Syrian rebels have captured several important objectives over a few days of intense fighting. Liz Sly reports for the Washington Post:
In the past week, the rebels have seized five important military facilities in the north, the east and near the capital, Damascus, capturing sizable quantities of weaponry, further isolating remaining government positions and freeing opposition fighters to focus on attacking Assad’s forces. . . .Videos released after the capture last week of Base 46, a major facility to the west of Aleppo, showed fighters acquiring tanks, armored personnel carriers, artillery and surface-to-air missiles as well as large quantities of ammunition. In a video released overnight Saturday of the assault on the Marj al-Sultan air base outside Damascus, fighters are seen using a tank to storm the perimeter. They claim to have destroyed eight aircraft, including three helicopters and two MiG fighter jets.
The rebels also took over a hydroelectric dam on the Euphrates River in northern Syria today, capturing a lot of ammunition which for some reason had been stockpiled there. Meanwhile, regime aircraft attacked refugee and rebel-held areas in the north, reportedly targeting rebel equipment depots, and dropped a cluster bomb on a playground in Damascus, killing almost a dozen children.

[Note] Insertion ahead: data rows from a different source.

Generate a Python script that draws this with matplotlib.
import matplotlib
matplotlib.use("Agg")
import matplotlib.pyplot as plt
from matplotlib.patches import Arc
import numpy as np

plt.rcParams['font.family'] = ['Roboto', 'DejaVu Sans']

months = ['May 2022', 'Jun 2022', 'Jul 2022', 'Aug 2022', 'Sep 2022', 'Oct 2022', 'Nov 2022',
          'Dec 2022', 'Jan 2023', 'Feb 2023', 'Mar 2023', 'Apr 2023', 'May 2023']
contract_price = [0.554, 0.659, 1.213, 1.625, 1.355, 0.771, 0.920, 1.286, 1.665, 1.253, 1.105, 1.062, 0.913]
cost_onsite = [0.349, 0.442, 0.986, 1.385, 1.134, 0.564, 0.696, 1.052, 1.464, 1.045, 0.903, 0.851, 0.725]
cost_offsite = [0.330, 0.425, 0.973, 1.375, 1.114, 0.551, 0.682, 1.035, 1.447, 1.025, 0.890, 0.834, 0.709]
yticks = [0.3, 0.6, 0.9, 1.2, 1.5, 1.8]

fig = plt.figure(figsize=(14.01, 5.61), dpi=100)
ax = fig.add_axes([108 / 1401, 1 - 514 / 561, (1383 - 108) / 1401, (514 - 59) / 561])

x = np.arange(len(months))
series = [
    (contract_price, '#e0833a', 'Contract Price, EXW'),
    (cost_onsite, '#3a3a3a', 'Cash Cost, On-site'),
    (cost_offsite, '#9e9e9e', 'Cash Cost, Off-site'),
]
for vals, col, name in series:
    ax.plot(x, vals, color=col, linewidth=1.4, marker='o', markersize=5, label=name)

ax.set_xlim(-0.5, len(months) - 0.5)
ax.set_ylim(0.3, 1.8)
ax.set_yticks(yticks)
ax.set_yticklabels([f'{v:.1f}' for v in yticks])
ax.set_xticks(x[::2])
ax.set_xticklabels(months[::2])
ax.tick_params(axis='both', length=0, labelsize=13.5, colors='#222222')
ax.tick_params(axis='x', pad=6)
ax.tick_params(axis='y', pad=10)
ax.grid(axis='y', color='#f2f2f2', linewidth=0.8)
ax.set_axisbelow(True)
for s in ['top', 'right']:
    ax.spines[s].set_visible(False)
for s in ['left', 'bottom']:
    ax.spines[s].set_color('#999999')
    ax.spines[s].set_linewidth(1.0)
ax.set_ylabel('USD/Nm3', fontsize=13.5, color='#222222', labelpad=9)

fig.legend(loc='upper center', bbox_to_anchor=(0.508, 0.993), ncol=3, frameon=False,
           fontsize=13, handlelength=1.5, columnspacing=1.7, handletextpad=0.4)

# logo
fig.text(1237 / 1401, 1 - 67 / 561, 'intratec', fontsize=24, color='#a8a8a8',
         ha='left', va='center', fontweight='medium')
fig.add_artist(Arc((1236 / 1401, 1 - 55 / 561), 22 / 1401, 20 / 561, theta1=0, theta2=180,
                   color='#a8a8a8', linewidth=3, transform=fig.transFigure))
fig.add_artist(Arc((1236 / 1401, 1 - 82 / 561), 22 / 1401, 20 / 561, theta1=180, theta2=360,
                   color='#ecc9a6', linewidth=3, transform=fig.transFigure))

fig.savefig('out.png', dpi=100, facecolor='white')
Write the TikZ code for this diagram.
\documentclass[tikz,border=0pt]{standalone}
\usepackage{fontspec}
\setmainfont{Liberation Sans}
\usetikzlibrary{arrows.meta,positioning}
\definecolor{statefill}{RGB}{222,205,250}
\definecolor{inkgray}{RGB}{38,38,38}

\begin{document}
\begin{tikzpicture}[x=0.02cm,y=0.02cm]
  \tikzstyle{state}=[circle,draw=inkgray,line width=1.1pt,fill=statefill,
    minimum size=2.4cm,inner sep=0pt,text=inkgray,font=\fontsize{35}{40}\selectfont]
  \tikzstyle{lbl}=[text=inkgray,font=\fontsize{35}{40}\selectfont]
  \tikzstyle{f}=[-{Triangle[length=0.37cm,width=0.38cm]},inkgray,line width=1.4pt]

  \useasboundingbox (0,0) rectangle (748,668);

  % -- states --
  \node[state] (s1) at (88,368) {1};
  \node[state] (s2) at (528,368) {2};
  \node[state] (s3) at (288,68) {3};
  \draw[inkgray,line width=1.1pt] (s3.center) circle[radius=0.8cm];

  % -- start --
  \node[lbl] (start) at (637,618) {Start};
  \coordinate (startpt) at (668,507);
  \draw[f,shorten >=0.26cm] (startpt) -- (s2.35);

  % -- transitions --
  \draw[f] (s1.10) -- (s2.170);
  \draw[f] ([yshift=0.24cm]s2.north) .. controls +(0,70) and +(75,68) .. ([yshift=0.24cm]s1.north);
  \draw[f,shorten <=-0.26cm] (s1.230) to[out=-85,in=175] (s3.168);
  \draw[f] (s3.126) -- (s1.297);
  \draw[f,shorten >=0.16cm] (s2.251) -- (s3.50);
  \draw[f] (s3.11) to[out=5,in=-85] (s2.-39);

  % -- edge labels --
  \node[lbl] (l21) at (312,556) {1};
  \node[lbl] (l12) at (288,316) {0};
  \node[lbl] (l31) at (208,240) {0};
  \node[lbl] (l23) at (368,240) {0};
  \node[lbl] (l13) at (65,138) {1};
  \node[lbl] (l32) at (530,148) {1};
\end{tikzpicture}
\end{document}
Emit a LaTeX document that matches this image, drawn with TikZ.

The Assad regime might be losing its grip on some parts of the country, especially in the north, where stubborn loyalist troops are surrounded by rebel fighters at a number of locations—but it is no closer to collapsing. Reports suggest Assad still commands the loyalty of about 100,000 troops and can deploy a variety of heavy and chemical weapons. If he wants to, Assad can make this war a lot worse, and he seems to have everything he needs to keep it dragging on for a while.